Loosely speaking, Sachin falls in the sub-category of 'Batting' in the category of 'Cricket' within the genre (general category) of 'Sports'. And 'Sports' is not one of the fields that people with "special knowledge" or "practical experience" can be drawn from under Article 80. The Constitution does not stop at "special knowledge or practical experience" but goes on to impose further limitations by specifying the areas of human endeavour to be considered. And the Executive cannot choose to be guided only by the first part ("special knowledge or practical experience") ignoring the limitation imposed by the second part because such discretion has been clearly made unavailable by the makers of the Constitution.
The expression "special knowledge" refers to academic qualification whereas "practical experience" signifies hands-on, real-life understanding, and anybody who has either of the two in the specified areas can be a Presidential nominee. Two things are immediately clear about the intent of the Constituent Assembly behind enacting Article 80 (3). One , the inputs from such people are crucial for the formulation of sound public policies; two , these people are very likely to be apolitical, might be uninterested in holding a public office and might also not be 'popular' in the political sense of the term. Thus, Presidential nomination.
The spirit of Article 80 (3) is pretty much in line with the general spirit behind having a bicameral legislature with an upper chamber in the first place. Within the Constituent Assembly there was considerable resistance to the idea of having an Upper House, for many members felt that a second chamber might prove a "clog in the wheels of progress" without serving any significant purpose.

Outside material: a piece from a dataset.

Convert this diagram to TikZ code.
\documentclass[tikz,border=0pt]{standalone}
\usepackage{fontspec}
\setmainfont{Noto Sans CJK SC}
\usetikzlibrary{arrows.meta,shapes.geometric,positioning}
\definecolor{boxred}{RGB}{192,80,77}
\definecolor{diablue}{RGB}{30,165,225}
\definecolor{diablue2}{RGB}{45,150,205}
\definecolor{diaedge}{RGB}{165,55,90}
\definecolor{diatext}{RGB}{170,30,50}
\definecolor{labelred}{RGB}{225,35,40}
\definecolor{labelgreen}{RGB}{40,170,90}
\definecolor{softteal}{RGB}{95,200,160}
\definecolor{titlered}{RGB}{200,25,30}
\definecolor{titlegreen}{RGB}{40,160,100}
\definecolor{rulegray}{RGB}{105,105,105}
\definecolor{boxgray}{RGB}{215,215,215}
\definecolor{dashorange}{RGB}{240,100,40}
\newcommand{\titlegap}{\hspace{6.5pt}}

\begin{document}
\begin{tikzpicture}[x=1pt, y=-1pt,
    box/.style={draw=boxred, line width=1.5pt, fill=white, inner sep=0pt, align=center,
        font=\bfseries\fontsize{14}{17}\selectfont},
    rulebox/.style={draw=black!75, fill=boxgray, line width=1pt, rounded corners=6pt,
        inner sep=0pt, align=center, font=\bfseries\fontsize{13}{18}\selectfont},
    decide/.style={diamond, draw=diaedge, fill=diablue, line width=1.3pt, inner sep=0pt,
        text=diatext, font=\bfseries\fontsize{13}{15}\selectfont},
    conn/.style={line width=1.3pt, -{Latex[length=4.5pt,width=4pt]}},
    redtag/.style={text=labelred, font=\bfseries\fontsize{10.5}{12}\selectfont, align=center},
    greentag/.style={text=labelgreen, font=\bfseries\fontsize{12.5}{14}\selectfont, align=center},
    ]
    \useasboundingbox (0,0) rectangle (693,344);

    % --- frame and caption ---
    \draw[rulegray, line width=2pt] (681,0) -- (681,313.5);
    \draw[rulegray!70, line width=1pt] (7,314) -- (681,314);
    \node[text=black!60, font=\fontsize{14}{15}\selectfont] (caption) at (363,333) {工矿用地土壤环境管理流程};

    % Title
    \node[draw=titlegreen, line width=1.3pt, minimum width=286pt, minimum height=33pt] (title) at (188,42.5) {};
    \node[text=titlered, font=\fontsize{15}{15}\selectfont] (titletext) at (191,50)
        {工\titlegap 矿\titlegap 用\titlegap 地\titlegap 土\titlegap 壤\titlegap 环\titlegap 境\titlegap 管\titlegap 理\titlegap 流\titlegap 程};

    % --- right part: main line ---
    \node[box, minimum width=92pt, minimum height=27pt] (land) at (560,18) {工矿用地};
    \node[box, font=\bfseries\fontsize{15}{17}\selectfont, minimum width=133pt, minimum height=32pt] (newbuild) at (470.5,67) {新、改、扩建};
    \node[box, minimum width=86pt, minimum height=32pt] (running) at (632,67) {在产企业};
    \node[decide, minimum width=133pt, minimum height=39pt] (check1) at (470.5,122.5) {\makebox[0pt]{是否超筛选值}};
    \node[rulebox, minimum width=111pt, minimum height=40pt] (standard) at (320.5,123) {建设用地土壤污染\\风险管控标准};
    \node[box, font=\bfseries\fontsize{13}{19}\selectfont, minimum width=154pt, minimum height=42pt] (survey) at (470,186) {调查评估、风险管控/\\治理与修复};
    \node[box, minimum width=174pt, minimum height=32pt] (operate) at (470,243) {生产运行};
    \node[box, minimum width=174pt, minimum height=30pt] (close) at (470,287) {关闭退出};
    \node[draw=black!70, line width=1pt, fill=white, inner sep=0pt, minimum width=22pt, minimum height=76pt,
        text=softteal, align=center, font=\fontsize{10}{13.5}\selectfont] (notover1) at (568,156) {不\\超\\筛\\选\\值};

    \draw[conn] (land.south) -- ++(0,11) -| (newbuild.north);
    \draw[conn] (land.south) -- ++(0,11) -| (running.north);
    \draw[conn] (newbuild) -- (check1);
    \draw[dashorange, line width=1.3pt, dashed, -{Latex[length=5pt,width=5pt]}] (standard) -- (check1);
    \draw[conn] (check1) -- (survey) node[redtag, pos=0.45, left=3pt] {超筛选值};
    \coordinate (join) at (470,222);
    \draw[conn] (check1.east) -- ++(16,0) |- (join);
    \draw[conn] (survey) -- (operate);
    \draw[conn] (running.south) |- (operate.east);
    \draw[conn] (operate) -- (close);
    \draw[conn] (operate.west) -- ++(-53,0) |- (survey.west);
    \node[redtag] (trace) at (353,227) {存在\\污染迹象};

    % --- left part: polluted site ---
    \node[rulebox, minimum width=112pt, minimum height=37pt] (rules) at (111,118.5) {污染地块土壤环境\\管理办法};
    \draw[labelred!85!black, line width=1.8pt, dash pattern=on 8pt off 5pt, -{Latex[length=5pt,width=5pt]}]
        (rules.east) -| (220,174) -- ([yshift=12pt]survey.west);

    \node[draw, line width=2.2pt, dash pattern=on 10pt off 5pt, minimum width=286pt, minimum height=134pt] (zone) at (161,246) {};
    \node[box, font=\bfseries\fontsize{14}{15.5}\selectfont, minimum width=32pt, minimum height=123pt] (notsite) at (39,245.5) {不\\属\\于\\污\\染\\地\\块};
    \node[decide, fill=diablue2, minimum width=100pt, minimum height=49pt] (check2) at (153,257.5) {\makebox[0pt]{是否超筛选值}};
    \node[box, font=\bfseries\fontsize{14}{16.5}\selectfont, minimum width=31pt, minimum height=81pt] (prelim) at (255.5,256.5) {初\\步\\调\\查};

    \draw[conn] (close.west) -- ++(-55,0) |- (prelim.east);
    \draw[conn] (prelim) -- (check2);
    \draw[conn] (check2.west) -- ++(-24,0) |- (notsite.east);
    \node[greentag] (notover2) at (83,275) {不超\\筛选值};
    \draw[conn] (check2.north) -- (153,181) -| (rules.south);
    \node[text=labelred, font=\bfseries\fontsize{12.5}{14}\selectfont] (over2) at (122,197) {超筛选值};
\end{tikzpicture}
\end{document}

Mr. Gopalaswami Ayyangar, who was part of the sub-committee comprising of B.R. Ambedkar, Gopalaswami Ayyangar, K.M. Munshi and K.M. Panikkar, constituted by the Constituent Assembly to work out the details of the representations of the States in the Council of States (Rajya Sabha) 1 , explained the significance of a second chamber thus:
The most that we expect the second chamber to do is perhaps to hold dignified debates on important issues and to delay legislation which might be the outcome of passions of the moment until the passions have subsided and calm consideration could be bestowed on the measures which will be before the Legislature.... Therefore, what we really achieve by the existence of this second chamber is only an instrument by which we delay action which might be hastily conceived, and also give an opportunity, perhaps, to seasoned people who may not be in the thickest of political fray, but who might be willing to participate in the debate with an amount of learning and importance which we do not ordinarily associate with a House of the People. 2
The Constituent Assembly agreed that there should be two chambers of the Legislature and adopted the Report of the Union Constitution Committee, with a few changes. 3
Quite clearly the basic idea behind the Upper House was to enable dispassionate, 'dignified debates' by the people of learning and experience because the popular representatives of the people might sometimes be found lacking in terms of a calm, unbiased disposition on account of their passionate espousal of social and political causes.

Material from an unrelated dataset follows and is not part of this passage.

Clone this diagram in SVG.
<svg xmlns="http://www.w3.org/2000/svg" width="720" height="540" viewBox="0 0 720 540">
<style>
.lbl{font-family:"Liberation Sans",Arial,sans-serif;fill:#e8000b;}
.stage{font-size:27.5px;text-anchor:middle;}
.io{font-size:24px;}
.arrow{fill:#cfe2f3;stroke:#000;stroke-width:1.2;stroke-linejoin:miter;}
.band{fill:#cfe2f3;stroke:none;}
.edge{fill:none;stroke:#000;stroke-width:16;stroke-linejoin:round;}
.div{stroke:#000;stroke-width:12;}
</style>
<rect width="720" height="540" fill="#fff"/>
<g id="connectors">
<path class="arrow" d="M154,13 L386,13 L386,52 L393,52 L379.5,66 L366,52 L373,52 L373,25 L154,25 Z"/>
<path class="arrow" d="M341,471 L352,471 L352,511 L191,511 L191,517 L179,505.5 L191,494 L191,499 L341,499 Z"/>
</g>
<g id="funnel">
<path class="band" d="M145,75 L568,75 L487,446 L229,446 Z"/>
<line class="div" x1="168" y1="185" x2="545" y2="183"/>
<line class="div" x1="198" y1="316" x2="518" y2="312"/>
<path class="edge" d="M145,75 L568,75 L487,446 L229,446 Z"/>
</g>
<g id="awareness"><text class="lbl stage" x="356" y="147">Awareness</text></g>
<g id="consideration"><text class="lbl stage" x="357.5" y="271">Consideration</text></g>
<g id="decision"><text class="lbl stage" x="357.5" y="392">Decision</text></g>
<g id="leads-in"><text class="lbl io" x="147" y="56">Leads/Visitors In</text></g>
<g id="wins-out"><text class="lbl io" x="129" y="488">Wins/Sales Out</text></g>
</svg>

Presidential nominees under Article 80, viewed against the backdrop of the general idea behind the elite Upper House, appear to form a very small super-elite group comprising of such people whose inputs are so valuable for the nation that the President chooses to exempt them from the general democratic process of seeking popular mandate directly or indirectly. In other words, of all the Members of Parliament, it is only these 12 individuals who are part of the House purely on the force of their professional and personal merit, and their nomination to the Upper House is not the 'recognition' of the merit because wide recognition of merit is the pre-requisite for the nomination itself, which is also why the nomination is not an 'award' or 'recognition' and must certainly not be treated as such.

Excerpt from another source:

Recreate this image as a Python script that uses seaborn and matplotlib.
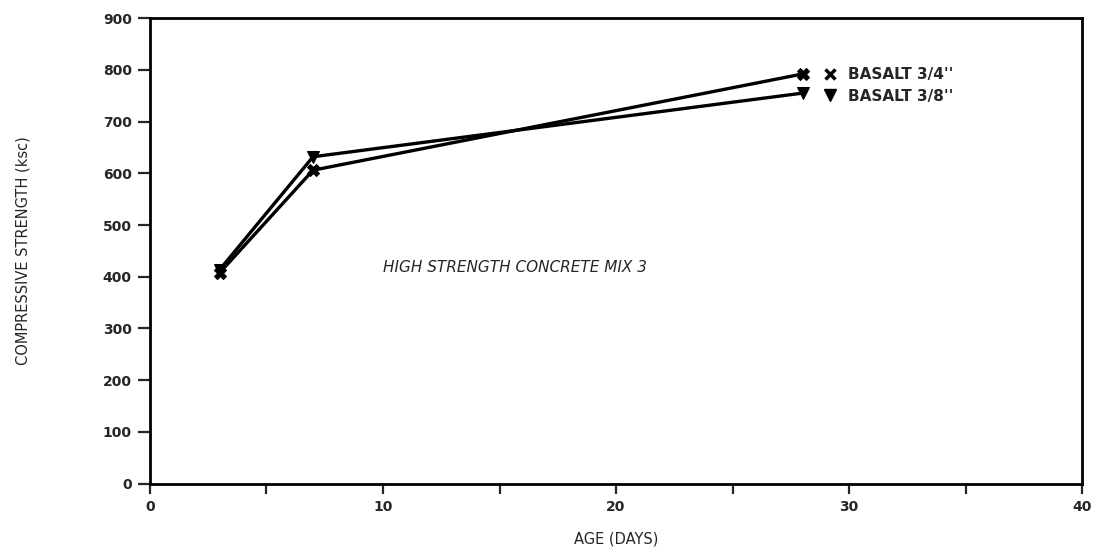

Article 67 (2) of the Draft Constitution prepared by the Drafting Committee corresponds to Article 80 (3) and reads thus:
The members to be nominated by the President under sub-clause (a) of clause (1) of this Article shall consist of persons having special knowledge or practical experience in respects of such matter as following, namely, -
(a) literature, art, science and education;
(b) agriculture, fisheries and allied subjects;
(c) Engineering and architecture;
(d) public administration and social services. 4
The Drafting Committee attached an explanatory note to Article 67 (2) that says:
The committee understands that the panel system of election hitherto in force under the Irish Constitution has proved very unsatisfactory in practice. In the absence of any other guidance in this matter the committee has provided for nomination by the President in place of election, while retaining a certain measure of functional representation. 5
The Drafting Committee proposed the number of presidential nominees to be fifteen (15), which was reduced to twelve (12) finally by the Special Committee, and instead of four groups from eleven (11) fields, there were only four (4) fields provided for the President to pick from. An Amendment to this effect was moved by Dr. B.R. Ambedkar. 6
Therefore, the Constituent Assembly carefully considered the options and chose to allow only limited discretion to the Executive, and if the discretion has to be expanded in any way, the Parliament must speak though a Constitutional Amendment.
So, from the above discussion it is evident that with respect to Article 80 (3) 'dignified debates' and 'representation' are the key words; not 'eminence' or 'popularity' or 'talent' though these are not necessarily excluded. As for Tendulkar, he is not known for 'speaking up' on, let alone 'debating', even the issues concerning cricket. Furthermore, he can represent only cricket - the only game that needs no 'support' of any kind in this country, for it already has ample.
Thus, the bottomline is: 'sports' as a general category is not available for the President to choose from under Article 80, and Tendulkar neither 'debates' nor 'represents'. Therefore, for the purpose of Article 80, 'sports' is out in general and Tendulkar in particular, which makes the decision to have Tendulkar in Rajya Sabha unconstitutional. Tendulkar deserves a Bharat Ratna, but not a seat in Parliament.
No disrespect intended, Master Blaster.